Want to stop people from being homeless? Start intervening with families and children right
now, Treloar says. That means providing services that help families across entire generations and tries to tie together a community-wide support network.
She saw that first hand, she says, with her nonprofit work at "Bite2Go"
"Kids who get free or reduced lunch at school, it feeds them on the weekends," Treloar says. "We say, 'How can we help those kids? How we can we help the families? Why are the parents having so much difficulty feeding those kids on their own?'"
And she wants to go even further, thinking about other programs that actually pay family members of struggling students to show up, feeds them dinner, and tutors the kids with schoolwork while teaching their parents life skills.
MICHELLE WEAVER
click to enlarge Photo Courtesy of Michelle Weaver
Michelle Weaver
Michelle Weaver, former chief operating officer of Embassy Management, says that as she was looking through the list of questions in the application, she was struck with the relevance.

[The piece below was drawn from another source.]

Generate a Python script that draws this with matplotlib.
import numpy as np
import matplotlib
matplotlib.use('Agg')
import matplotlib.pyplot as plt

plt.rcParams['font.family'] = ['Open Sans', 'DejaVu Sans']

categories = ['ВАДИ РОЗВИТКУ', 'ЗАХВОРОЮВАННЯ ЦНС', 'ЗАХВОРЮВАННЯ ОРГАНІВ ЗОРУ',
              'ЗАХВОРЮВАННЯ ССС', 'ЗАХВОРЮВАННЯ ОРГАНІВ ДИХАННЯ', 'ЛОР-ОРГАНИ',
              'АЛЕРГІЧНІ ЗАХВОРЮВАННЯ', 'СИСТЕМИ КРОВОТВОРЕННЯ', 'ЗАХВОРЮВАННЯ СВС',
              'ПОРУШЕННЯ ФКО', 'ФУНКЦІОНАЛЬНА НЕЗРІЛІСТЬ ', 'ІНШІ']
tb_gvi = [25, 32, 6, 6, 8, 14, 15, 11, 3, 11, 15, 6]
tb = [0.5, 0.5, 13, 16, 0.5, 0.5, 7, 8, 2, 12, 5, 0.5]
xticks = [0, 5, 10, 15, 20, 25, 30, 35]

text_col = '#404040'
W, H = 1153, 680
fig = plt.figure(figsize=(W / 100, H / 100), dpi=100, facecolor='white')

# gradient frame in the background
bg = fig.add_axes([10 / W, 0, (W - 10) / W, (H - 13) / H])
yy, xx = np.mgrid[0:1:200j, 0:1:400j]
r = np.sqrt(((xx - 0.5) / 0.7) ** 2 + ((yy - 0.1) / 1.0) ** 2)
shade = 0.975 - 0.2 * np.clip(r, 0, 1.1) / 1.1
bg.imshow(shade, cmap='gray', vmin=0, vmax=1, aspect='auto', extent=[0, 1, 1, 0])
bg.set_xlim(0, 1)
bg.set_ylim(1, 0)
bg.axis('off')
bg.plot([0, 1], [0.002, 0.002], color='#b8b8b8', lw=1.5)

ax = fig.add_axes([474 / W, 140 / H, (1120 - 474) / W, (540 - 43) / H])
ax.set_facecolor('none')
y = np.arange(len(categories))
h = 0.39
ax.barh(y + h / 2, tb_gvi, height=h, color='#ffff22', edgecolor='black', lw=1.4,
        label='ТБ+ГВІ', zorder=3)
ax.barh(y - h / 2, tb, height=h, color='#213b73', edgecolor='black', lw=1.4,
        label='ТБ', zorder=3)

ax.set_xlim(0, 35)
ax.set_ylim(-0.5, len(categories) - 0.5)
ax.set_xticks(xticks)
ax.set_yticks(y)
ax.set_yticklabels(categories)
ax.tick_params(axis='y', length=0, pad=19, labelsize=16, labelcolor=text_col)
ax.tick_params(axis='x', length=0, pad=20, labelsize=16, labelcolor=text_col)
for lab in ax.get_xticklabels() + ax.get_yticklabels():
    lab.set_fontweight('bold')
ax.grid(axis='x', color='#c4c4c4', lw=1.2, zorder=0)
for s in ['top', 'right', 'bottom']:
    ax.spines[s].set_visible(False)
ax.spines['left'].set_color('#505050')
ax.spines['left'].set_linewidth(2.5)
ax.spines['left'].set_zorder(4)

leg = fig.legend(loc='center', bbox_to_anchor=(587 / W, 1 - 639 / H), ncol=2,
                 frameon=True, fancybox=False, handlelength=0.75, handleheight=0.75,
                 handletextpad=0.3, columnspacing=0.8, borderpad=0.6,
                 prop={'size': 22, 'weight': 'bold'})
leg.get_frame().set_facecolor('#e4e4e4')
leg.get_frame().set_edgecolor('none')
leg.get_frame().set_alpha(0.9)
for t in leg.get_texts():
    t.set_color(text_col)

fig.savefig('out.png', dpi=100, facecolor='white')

"It’s homelessness. It’s low-income housing. It's incarceration. It's landlord-tenant [relations]," Weaver says. "All of those things are things that I have had to face in my 20-year career in social services in some form or fashion."
In particular, she notes her work with the Idaho Association of Community Providers, where she partnered with service providers across Idaho who struggled to take care people of people with developmental disabilities with a limited access to tax dollars.

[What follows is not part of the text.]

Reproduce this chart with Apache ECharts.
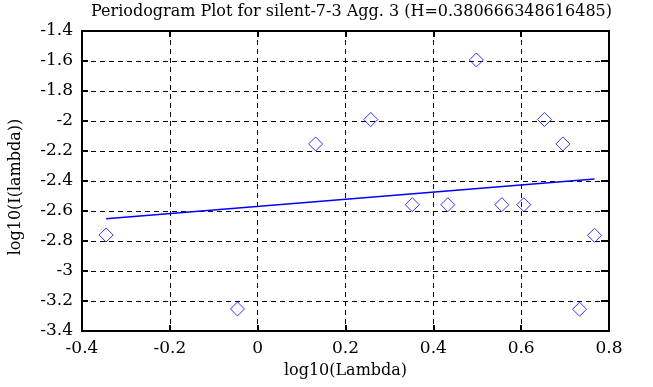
<!DOCTYPE html>
<html>
<head>
<meta charset="utf-8">
<script src="https://cdn.jsdelivr.net/npm/echarts@6/dist/echarts.min.js"></script>
<style>
html,body{margin:0;padding:0;background:#fff;}
#chart{width:653px;height:387px;}
</style>
</head>
<body>
<div id="chart"></div>
<script>
// Data
const titleText = 'Periodogram Plot for silent-7-3 Agg. 3 (H=0.380666348616485)';
const logLambda = [-0.345, -0.046, 0.132, 0.2575, 0.352, 0.433, 0.498, 0.556, 0.606, 0.653, 0.695, 0.733, 0.767];
const logPeriodogram = [-2.76, -3.253, -2.153, -1.99, -2.558, -2.558, -1.593, -2.558, -2.558, -1.99, -2.153, -3.255, -2.762];
const hurst = 0.380666348616485;
const fitSlope = 1 - 2 * hurst;
const fitIntercept = -2.569;
const xTicks = [-0.4, -0.2, 0, 0.2, 0.4, 0.6, 0.8];
const yTicks = [-3.4, -3.2, -3, -2.8, -2.6, -2.4, -2.2, -2, -1.8, -1.6, -1.4];

const scatterData = logLambda.map((x, i) => [x, logPeriodogram[i]]);
const xMin = Math.min(...logLambda), xMax = Math.max(...logLambda);
const fitData = [[xMin, fitIntercept + fitSlope * xMin], [xMax, fitIntercept + fitSlope * xMax]];

const FONT = 'DejaVu Serif';
const fmt = v => String(Math.round(v * 10) / 10);
const gridLine = {show: true, lineStyle: {color: '#000', width: 1, type: [5, 4]}};
const tick = {show: true, inside: true, length: 6, lineStyle: {color: '#000', width: 2}};
const noLine = {show: false, onZero: false};

const chart = echarts.init(document.getElementById('chart'), null, {renderer: 'canvas'});
chart.setOption({
  animation: false,
  backgroundColor: '#fff',
  title: {
    text: titleText,
    left: 86,
    top: -1,
    textStyle: {fontFamily: FONT, fontSize: 16, fontWeight: 'normal', color: '#000'}
  },
  grid: {left: 81, right: 44, top: 31, bottom: 56, show: true, borderColor: '#000', borderWidth: 2, backgroundColor: 'transparent'},
  xAxis: [{
    type: 'value', position: 'bottom',
    min: xTicks[0], max: xTicks[xTicks.length - 1], interval: 0.2,
    name: 'log10(Lambda)', nameLocation: 'middle', nameGap: 32,
    nameTextStyle: {fontFamily: FONT, fontSize: 16, color: '#000'},
    axisLine: noLine, axisTick: tick,
    axisLabel: {fontFamily: FONT, fontSize: 17, color: '#000', margin: 9, formatter: fmt},
    splitLine: gridLine
  }, {
    type: 'value', position: 'top',
    min: xTicks[0], max: xTicks[xTicks.length - 1], interval: 0.2,
    axisLine: noLine, axisTick: tick, axisLabel: {show: false}, splitLine: {show: false}
  }],
  yAxis: [{
    type: 'value', position: 'left',
    min: yTicks[0], max: yTicks[yTicks.length - 1], interval: 0.2,
    name: 'log10(I(lambda))', nameLocation: 'middle', nameGap: 58,
    nameTextStyle: {fontFamily: FONT, fontSize: 16, color: '#000', padding: [0, 12, 0, 0]},
    axisLine: noLine, axisTick: tick,
    axisLabel: {fontFamily: FONT, fontSize: 17, color: '#000', margin: 9, formatter: fmt},
    splitLine: gridLine
  }, {
    type: 'value', position: 'right',
    min: yTicks[0], max: yTicks[yTicks.length - 1], interval: 0.2,
    axisLine: noLine, axisTick: {show: true, inside: true, length: 8, lineStyle: {color: '#000', width: 2}},
    axisLabel: {show: false}, splitLine: {show: false}
  }],
  series: [{
    type: 'scatter',
    xAxisIndex: 0, yAxisIndex: 0,
    data: scatterData,
    symbol: 'diamond', symbolSize: 14,
    itemStyle: {color: 'rgba(0,0,0,0)', borderColor: '#0000ff', borderWidth: 1},
    z: 3
  }, {
    type: 'line',
    xAxisIndex: 0, yAxisIndex: 0,
    data: fitData,
    showSymbol: false, symbol: 'none',
    lineStyle: {color: '#0000ff', width: 1.5},
    z: 4
  }]
});
</script>
</body>
</html>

"We were able to find a path forward," Weaver says, "to find people to care for people who had significant challenges."
Weaver was trained as a chemical engineer and says she brings that analytical, scientific, data-oriented mindset — but fused to a deep sense of empathy.
"I’ve got a 20-year history of bringing together people with diverse opinions on challenging issues," Weaver says. "Take any issue that we currently face. What can we agree on? I think probably everybody in the city of Spokane can agree that we want people to be taken care of. I don’t know anybody who wants anybody to be homeless... What can we agree on with that?"
Weaver's significant resume, however, comes complicated with the fact that her previous employer, Embassy Management, was the parent company of Aacres, the company that Washington state cut ties with last year
over significant violations.
Weaver says it should be a "wake-up call" about the problems with the developmental-disability service industry across the country."
"Some of the stories that we’ve seen called out about Aacres have happened elsewhere," Weaver says. "I’ll be the first person to take responsibility. I’d love to sit with anybody who wants to have a conversation to talk about it."
Weaver says the challenges represent a genuine crisis.
"Anyone can lead through good times," Weaver writes in a follow-up email. "It takes a strong leader to lead through difficult times.